INSTRUCTIONS TO FOLLOW –
Retype only the lines from the top of the records to the line with "from matplotlib.lines import Line2D", including that line but none of the pictures.

(Figure scripts)

— begin —

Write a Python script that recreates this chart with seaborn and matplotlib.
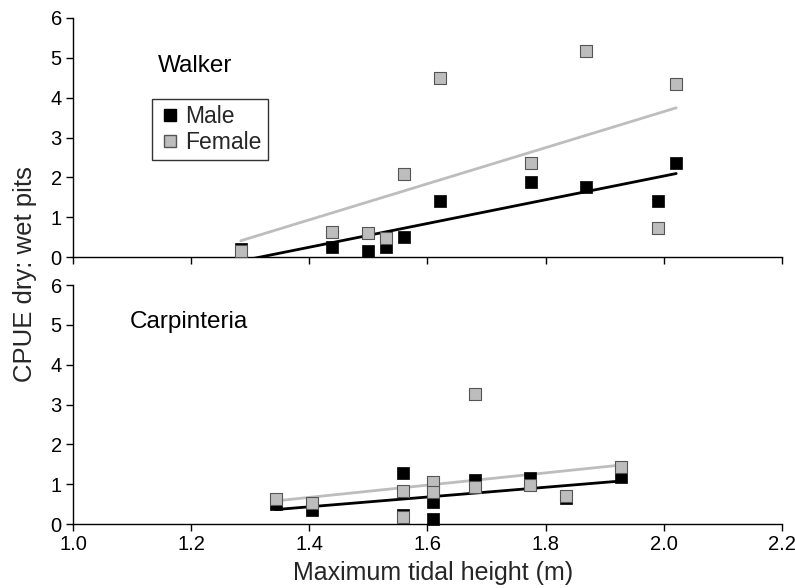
import numpy as np
import pandas as pd
import matplotlib
matplotlib.use("Agg")
import matplotlib.pyplot as plt
import seaborn as sns
from matplotlib.lines import Line2D

# Walker
walker_male_x = [1.284, 1.438, 1.499, 1.530, 1.560, 1.622, 1.776, 1.868, 1.991, 2.021]
walker_male_y = [0.20, 0.26, 0.16, 0.26, 0.49, 1.41, 1.88, 1.75, 1.41, 2.35]
walker_female_x = [1.284, 1.438, 1.499, 1.530, 1.560, 1.622, 1.776, 1.868, 1.991, 2.021]
walker_female_y = [0.15, 0.62, 0.60, 0.48, 2.09, 4.50, 2.37, 5.17, 0.74, 4.34]

# Carpinteria
carp_male_x = [1.343, 1.405, 1.559, 1.559, 1.610, 1.610, 1.681, 1.773, 1.835, 1.927]
carp_male_y = [0.50, 0.35, 1.29, 0.22, 0.56, 0.13, 1.10, 1.15, 0.66, 1.19]
carp_female_x = [1.343, 1.405, 1.559, 1.559, 1.610, 1.610, 1.681, 1.681, 1.773, 1.835, 1.927]
carp_female_y = [0.62, 0.52, 0.84, 0.18, 1.06, 0.80, 3.27, 0.94, 0.98, 0.70, 1.42]

x_ticks = [1.0, 1.2, 1.4, 1.6, 1.8, 2.0, 2.2]
x_labels = ['1.0', '1.2', '1.4', '1.6', '1.8', '2.0', '2.2']
y_ticks = [0, 1, 2, 3, 4, 5, 6]

sns.set_theme(style="ticks")
plt.rcParams['font.family'] = ['Liberation Sans', 'DejaVu Sans']

MALE_C = "black"
FEMALE_C = "#bdbdbd"

fig = plt.figure(figsize=(7.95, 5.88), dpi=100)
ax_top = fig.add_axes([0.0918, 0.5629, 0.8918, 0.4065])
ax_bot = fig.add_axes([0.0918, 0.1088, 0.8918, 0.4065])


def panel(ax, mx, my, fx, fy, name, tx, ty):
    dm = pd.DataFrame({'x': mx, 'y': my})
    df = pd.DataFrame({'x': fx, 'y': fy})
    sns.regplot(data=dm, x='x', y='y', ax=ax, ci=None, marker='s',
                color=MALE_C,
                scatter_kws={'s': 78, 'color': MALE_C, 'edgecolor': MALE_C,
                             'linewidths': 0.5, 'alpha': 1, 'zorder': 3},
                line_kws={'lw': 2.0, 'color': MALE_C, 'zorder': 2})
    sns.regplot(data=df, x='x', y='y', ax=ax, ci=None, marker='s',
                color=FEMALE_C,
                scatter_kws={'s': 78, 'color': FEMALE_C, 'edgecolor': '#555555',
                             'linewidths': 0.8, 'alpha': 1, 'zorder': 4},
                line_kws={'lw': 2.0, 'color': FEMALE_C, 'zorder': 1})
    ax.set_xlim(1.0, 2.2)
    ax.set_ylim(0, 6)
    ax.set_xticks(x_ticks)
    ax.set_yticks(y_ticks)
    ax.set_xlabel('')
    ax.set_ylabel('')
    ax.tick_params(axis='both', direction='out', length=5, width=1,
                   labelsize=14.5, colors='black', pad=3)
    for s in ['left', 'bottom']:
        ax.spines[s].set_color('black')
        ax.spines[s].set_linewidth(1.0)
    ax.spines['top'].set_visible(False)
    ax.spines['right'].set_visible(False)
    ax.text(tx, ty, name, transform=ax.transAxes, fontsize=17.5,
            ha='left', va='baseline', color='black')
    for c in ax.collections:
        c.set_clip_on(False)


panel(ax_top, walker_male_x, walker_male_y, walker_female_x, walker_female_y,
      'Walker', 0.12, 0.774)
panel(ax_bot, carp_male_x, carp_male_y, carp_female_x, carp_female_y,
      'Carpinteria', 0.080, 0.82)

ax_top.set_xticklabels([])
ax_bot.set_xticklabels(x_labels)

handles = [
    Line2D([], [], marker='s', ls='none', markersize=8.5, markerfacecolor=MALE_C,
           markeredgecolor=MALE_C, label='Male'),
    Line2D([], [], marker='s', ls='none', markersize=8.5, markerfacecolor=FEMALE_C,
           markeredgecolor='#555555', label='Female'),
]
leg = ax_top.legend(handles=handles, loc='upper left', bbox_to_anchor=(0.111, 0.661),
                    frameon=True, fancybox=False, fontsize=16.5, handletextpad=0.2,
                    handlelength=1.0, borderpad=0.28, labelspacing=0.1,
                    borderaxespad=0)
leg.get_frame().set_edgecolor('black')
leg.get_frame().set_linewidth(1.0)

fig.text(0.545, 0.005, 'Maximum tidal height (m)', ha='center', va='bottom', fontsize=18)
fig.text(0.031, 0.534, 'CPUE dry: wet pits', ha='center', va='center',
         rotation=90, fontsize=18.5)

fig.savefig('out.png', dpi=100)
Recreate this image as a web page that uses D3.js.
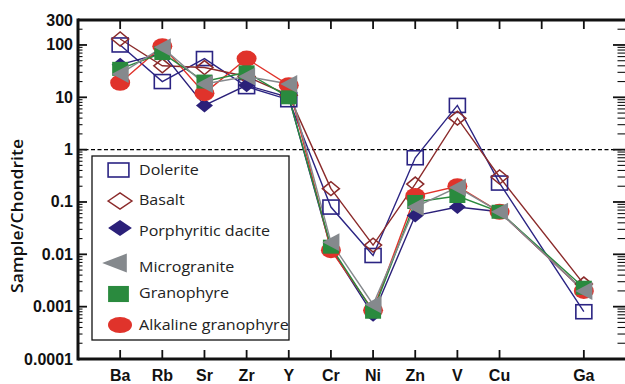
<!DOCTYPE html>
<html><head><meta charset="utf-8">
<script src="https://cdn.jsdelivr.net/npm/d3@7"></script>
<style>body{margin:0;background:#fff}svg{display:block}</style>
</head><body>
<svg id="c" width="625" height="384"></svg>
<script>
// ---- data ----
const slots = ["Ba","Rb","Sr","Zr","Y","Cr","Ni","Zn","V","Cu","gap","Ga"];
const elements = ["Ba","Rb","Sr","Zr","Y","Cr","Ni","Zn","V","Cu","Ga"];
const yTicks = [300,100,10,1,0.1,0.01,0.001,0.0001];
const yTickLabels = ["300","100","10","1","0.1","0.01","0.001","0.0001"];
const dolerite   = [100, 20, 55, 16, 9, 0.08, 0.0095, 0.7, 7, 0.23, 0.0008];
const basalt     = [130, 40, 37, 25, 11, 0.18, 0.015, 0.22, 4, 0.3, 0.0027];
const dacite     = [42, 70, 7, 17, 10, 0.013, 0.0007, 0.055, 0.08, 0.065, 0.002];
const alkaline   = [19, 95, 12, 55, 17, 0.012, 0.00085, 0.13, 0.2, 0.065, 0.002];
const granophyre = [35, 70, 20, 30, 10, 0.014, 0.0008, 0.1, 0.13, 0.065, 0.0023];
const micro      = [28, 90, 18, 25, 18, 0.017, 0.0011, 0.08, 0.19, 0.065, 0.002];
const legendNames = ["Dolerite","Basalt","Porphyritic dacite","Microgranite","Granophyre","Alkaline granophyre"];

// ---- layout ----
const svg = d3.select("#c");
const L = 78, R = 626, T = 20, B = 359;
const x = d3.scalePoint().domain(slots).range([L, R]).padding(1);
const y = d3.scaleLog().domain([0.0001, 300]).range([B, T]);

const series = [
  {name:"Dolerite", v:dolerite, col:"#2b2483", shape:"sq", fill:"none"},
  {name:"Basalt", v:basalt, col:"#8b2b2b", shape:"dia", fill:"none"},
  {name:"Porphyritic dacite", v:dacite, col:"#2b2079", shape:"dia", fill:"#2b2079"},
  {name:"Alkaline granophyre", v:alkaline, col:"#e0332b", shape:"ell", fill:"#e0332b"},
  {name:"Granophyre", v:granophyre, col:"#2a8a3e", shape:"sq", fill:"#2a8a3e"},
  {name:"Microgranite", v:micro, col:"#85898d", shape:"tri", fill:"#85898d"}
];

function marker(g, shape, cx, cy, sx, sy, fill, col) {
  if (shape === "sq") {
    g.append("rect").attr("x", cx - 8*sx).attr("y", cy - 7*sy).attr("width", 16*sx).attr("height", 14*sy)
      .attr("fill", fill).attr("stroke", fill === "none" ? col : "none").attr("stroke-width", 1.6);
  } else if (shape === "dia") {
    const w = 8.5*sx, h = 7*sy;
    g.append("path").attr("d", `M${cx-w},${cy}L${cx},${cy-h}L${cx+w},${cy}L${cx},${cy+h}Z`)
      .attr("fill", fill).attr("stroke", fill === "none" ? col : "none").attr("stroke-width", 1.5);
  } else if (shape === "ell") {
    g.append("ellipse").attr("cx", cx).attr("cy", cy).attr("rx", 10*sx).attr("ry", 8*sy).attr("fill", fill);
  } else if (shape === "tri") {
    const w = 8.5*sx, h = 9*sy;
    g.append("path").attr("d", `M${cx-w},${cy}L${cx+w},${cy-h}L${cx+w},${cy+h}Z`).attr("fill", fill);
  }
}

// dashed line at 1
svg.append("line").attr("x1", L).attr("x2", R).attr("y1", y(1)).attr("y2", y(1))
  .attr("stroke", "#000").attr("stroke-width", 1.3).attr("stroke-dasharray", "4,2.5");

// series
const line = d3.line().x((d, i) => x(elements[i])).y(d => y(d));
series.forEach(s => {
  svg.append("path").datum(s.v).attr("d", line).attr("fill", "none")
    .attr("stroke", s.col).attr("stroke-width", 1.4);
});
series.forEach(s => {
  const g = svg.append("g");
  s.v.forEach((d, i) => marker(g, s.shape, x(elements[i]), y(d), 1, 1, s.fill, s.col));
});

// axes frame
const ax = svg.append("g").attr("stroke", "#111");
const allTicks = [];
for (let e = -4; e <= 2; e++) for (let m = 1; m <= 9; m++) {
  const v = m * Math.pow(10, e);
  if (v <= 300) allTicks.push({v, major: m === 1});
}
allTicks.forEach(t => {
  const yy = y(t.v);
  const len = t.major ? 9 : 4.5;
  ax.append("line").attr("x1", L).attr("x2", L + len).attr("y1", yy).attr("y2", yy).attr("stroke-width", t.major ? 1.8 : 1.1);
  ax.append("line").attr("x1", 625 - len - 3).attr("x2", 625).attr("y1", yy).attr("y2", yy).attr("stroke-width", t.major ? 1.8 : 1.1);
});
slots.forEach(sl => {
  ax.append("line").attr("x1", x(sl)).attr("x2", x(sl)).attr("y1", T).attr("y2", T + 9).attr("stroke-width", 1.8);
});
elements.forEach(el => {
  ax.append("line").attr("x1", x(el)).attr("x2", x(el)).attr("y1", B).attr("y2", B - 9).attr("stroke-width", 1.8);
});
ax.append("line").attr("x1", L).attr("x2", 625).attr("y1", T).attr("y2", T).attr("stroke-width", 3);
ax.append("line").attr("x1", L).attr("x2", 625).attr("y1", B).attr("y2", B).attr("stroke-width", 3);
ax.append("line").attr("x1", L).attr("x2", L).attr("y1", T - 1.5).attr("y2", B + 1.5).attr("stroke-width", 3);

// tick labels
yTicks.forEach((t, i) => {
  svg.append("text").attr("x", 73).attr("y", y(t) + 5.5).attr("text-anchor", "end")
    .attr("font-family", "Liberation Sans, Arial, sans-serif").attr("font-weight", "bold").attr("font-size", 16)
    .attr("fill", "#111").text(yTickLabels[i]);
});
elements.forEach(el => {
  svg.append("text").attr("x", x(el)).attr("y", 381).attr("text-anchor", "middle")
    .attr("font-family", "Liberation Sans, Arial, sans-serif").attr("font-weight", "bold").attr("font-size", 16)
    .attr("fill", "#111").text(el);
});
svg.append("text").attr("transform", "translate(23,216) rotate(-90)").attr("text-anchor", "middle")
  .attr("font-family", "Open Sans, sans-serif").attr("font-weight", 600).attr("font-size", 15.5)
  .attr("textLength", 154).attr("lengthAdjust", "spacingAndGlyphs")
  .attr("fill", "#111").text("Sample/Chondrite");

// legend
const lg = svg.append("g");
lg.append("rect").attr("x", 92).attr("y", 156).attr("width", 197).attr("height", 184)
  .attr("fill", "#fff").attr("stroke", "#111").attr("stroke-width", 1.3);
const legendShapes = {
  "Dolerite": series[0], "Basalt": series[1], "Porphyritic dacite": series[2],
  "Microgranite": series[5], "Granophyre": series[4], "Alkaline granophyre": series[3]
};
const legendSym = [
  {cx:118.5, cy:170, sx:1.3, sy:1.0},
  {cx:120, cy:201, sx:1.4, sy:1.15},
  {cx:120, cy:228, sx:1.4, sy:1.15},
  {cx:114.5, cy:263, sx:1.45, sy:1.05},
  {cx:118.5, cy:294, sx:1.3, sy:1.15},
  {cx:120, cy:325, sx:1.2, sy:1.0}
];
const legendTextY = [175, 205, 236, 272, 298, 330];
legendNames.forEach((n, i) => {
  const s = legendShapes[n], p = legendSym[i];
  if (s.fill === "none") {
    // white-filled open symbol in legend
    marker(lg, s.shape, p.cx, p.cy, p.sx, p.sy, "none", s.col);
  } else {
    marker(lg, s.shape, p.cx, p.cy, p.sx, p.sy, s.fill, s.col);
  }
  const t = lg.append("text").attr("x", 139).attr("y", legendTextY[i]).attr("font-family", "Open Sans, sans-serif")
    .attr("font-size", 15).attr("fill", "#222").text(n);
  const w = t.node().getComputedTextLength();
  t.attr("textLength", w * 1.07).attr("lengthAdjust", "spacingAndGlyphs");
});
</script>
</body></html>
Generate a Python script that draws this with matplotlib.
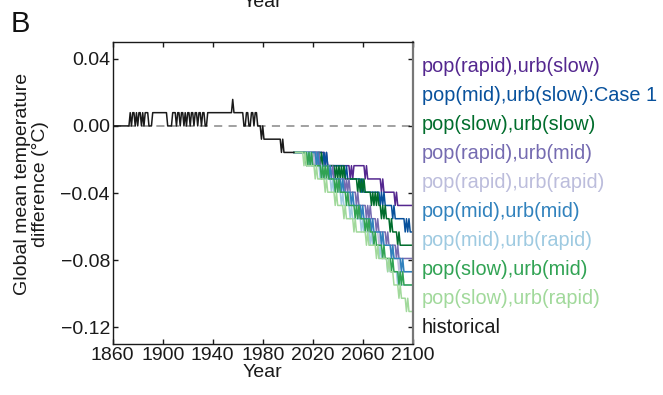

— end —

EXPECTED OUTPUT –
Write a Python script that recreates this chart with seaborn and matplotlib.
import numpy as np
import pandas as pd
import matplotlib
matplotlib.use("Agg")
import matplotlib.pyplot as plt
import seaborn as sns
from matplotlib.lines import Line2D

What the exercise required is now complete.